In Crowe’s account, “I left the tour in an emotional mess and wound up catatonic in the San Francisco airport, where I ran into my then-stewardess sister Cindy. She cheered me up and sent me home. Days later, the tapes arrived at my house with an apology note from Gregg Allman. I never told the magazine,” the editors of which were presumably shocked to get a second draft rich with emotional quotes. It didn’t hurt that some of those quotes came not just from the tapes but the letter that accompanied them, which included Allman admitting that he’d been suicidal years earlier, living in California on his own before the Allman Brothers Band got together.
“I had been building up nerve to put a pistol to my head,” Allman admitted in the note, referring to lonely, hard times back in 1969 before a call to join the band “may have saved his life.” Allman was also candid in the Rolling Stone story — which opened with a reverie about the cemetery the band used to hang out in, which inspired the title “In Memory of Elizabeth Reed,” and where Oakley and Duane were buried — about the effect of experiencing band deaths in quick succession. “It was so hard to get into anything after that second loss,” Gregg says. “I even caught myself thinking that it’s narrowing down, that maybe I’m next.”

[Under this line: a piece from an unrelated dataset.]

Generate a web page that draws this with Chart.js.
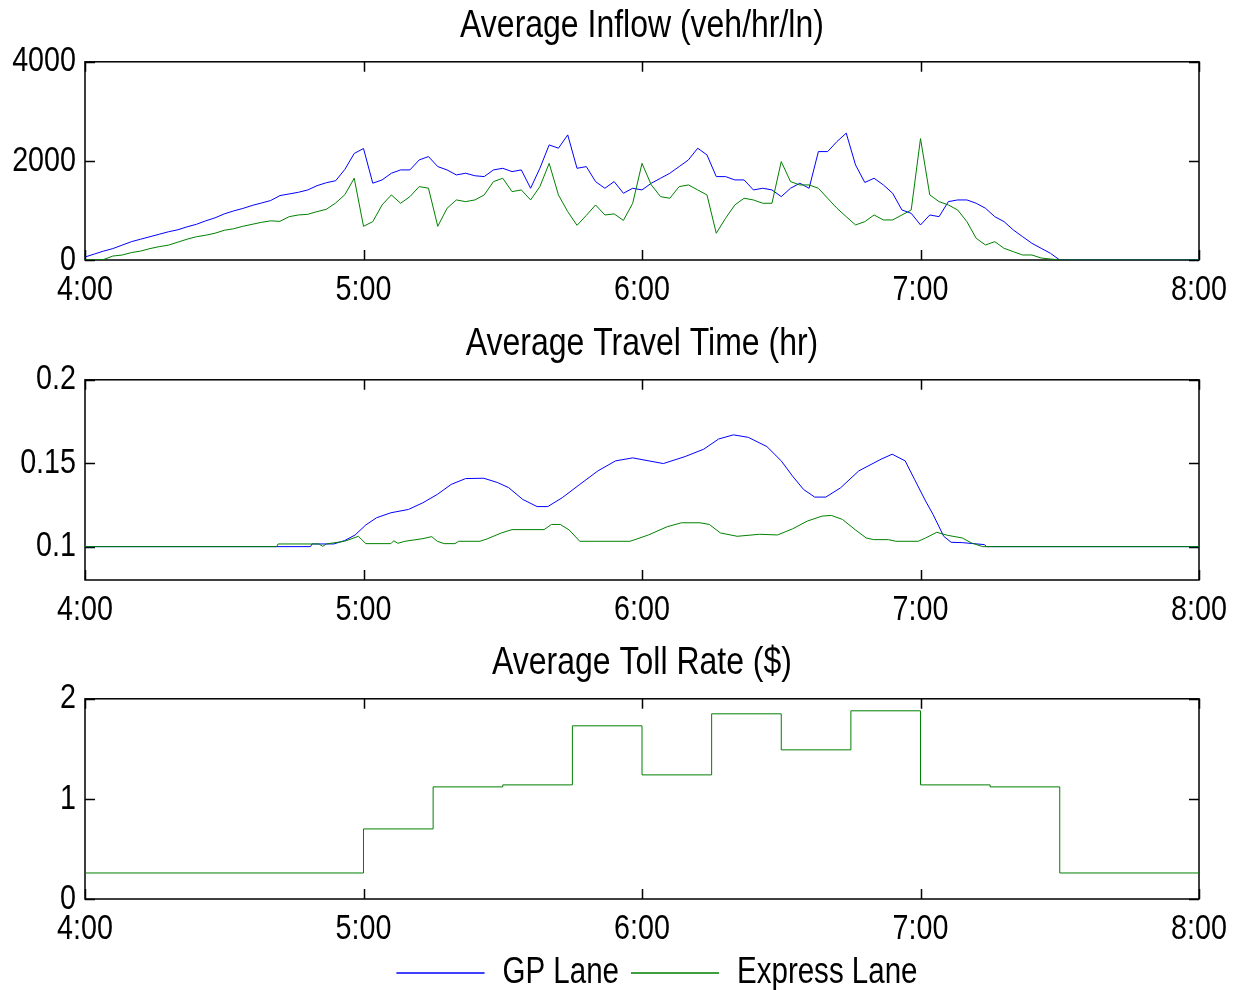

He wasn’t, of course; there was no band curse after all, as Allman lived another 44 years after that bout of worry and paranoia. If Crowe’s Rolling Stone story didn’t exorcise all the band’s ghosts, it served as a definitive history of the group for many years, freeing them from being tied to the whipping post for too many equally intense interrogations.

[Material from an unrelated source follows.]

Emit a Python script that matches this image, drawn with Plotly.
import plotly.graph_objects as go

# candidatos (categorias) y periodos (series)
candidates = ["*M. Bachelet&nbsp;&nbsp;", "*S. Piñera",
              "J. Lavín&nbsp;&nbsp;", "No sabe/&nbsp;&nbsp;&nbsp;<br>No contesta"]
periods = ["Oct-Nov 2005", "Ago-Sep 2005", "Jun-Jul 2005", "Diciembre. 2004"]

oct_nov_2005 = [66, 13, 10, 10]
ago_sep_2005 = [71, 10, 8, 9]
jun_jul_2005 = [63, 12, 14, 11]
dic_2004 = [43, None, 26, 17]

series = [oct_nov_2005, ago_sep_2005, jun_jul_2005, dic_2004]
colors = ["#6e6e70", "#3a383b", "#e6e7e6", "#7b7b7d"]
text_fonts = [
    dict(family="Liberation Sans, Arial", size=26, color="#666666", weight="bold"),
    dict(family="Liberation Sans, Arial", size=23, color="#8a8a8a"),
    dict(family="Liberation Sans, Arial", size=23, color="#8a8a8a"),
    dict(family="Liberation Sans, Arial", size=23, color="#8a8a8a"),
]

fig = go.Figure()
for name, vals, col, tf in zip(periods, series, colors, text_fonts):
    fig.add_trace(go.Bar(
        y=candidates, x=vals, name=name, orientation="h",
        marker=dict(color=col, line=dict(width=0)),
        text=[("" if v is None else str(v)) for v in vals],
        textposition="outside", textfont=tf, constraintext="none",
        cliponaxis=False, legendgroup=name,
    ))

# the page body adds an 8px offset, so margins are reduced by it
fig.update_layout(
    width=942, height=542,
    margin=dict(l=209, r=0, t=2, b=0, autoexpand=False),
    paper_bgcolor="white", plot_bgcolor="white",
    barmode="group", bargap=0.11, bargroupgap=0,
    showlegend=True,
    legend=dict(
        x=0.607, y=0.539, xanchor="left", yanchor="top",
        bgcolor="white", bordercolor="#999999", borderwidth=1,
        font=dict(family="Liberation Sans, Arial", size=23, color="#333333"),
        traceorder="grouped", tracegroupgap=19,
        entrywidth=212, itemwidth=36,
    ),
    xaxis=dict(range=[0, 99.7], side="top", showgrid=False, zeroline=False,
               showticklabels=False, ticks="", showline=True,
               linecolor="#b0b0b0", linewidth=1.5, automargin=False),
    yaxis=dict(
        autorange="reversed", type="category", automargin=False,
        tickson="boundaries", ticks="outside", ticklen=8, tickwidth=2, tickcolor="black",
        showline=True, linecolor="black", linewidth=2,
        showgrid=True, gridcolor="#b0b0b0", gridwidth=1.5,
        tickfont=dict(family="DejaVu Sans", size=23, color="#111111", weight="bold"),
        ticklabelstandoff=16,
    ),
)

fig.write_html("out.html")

And it got Crowe notice among other rock stars as well as in journalism. When a documentary he made about Elton John was released in 2015, Crowe recounted to Interview magazine how Elton “threw a party for the opening of his (Rocket) label in L.A., and he said to me, ‘I know who you are. I just read your cover story on Gregg Allman. It was cool. You really caught Gregg Allman. I love the Allman Brothers Band.’” Best of all, they got to skip over the phase where Elton might’ve worried that Crowe was a narc.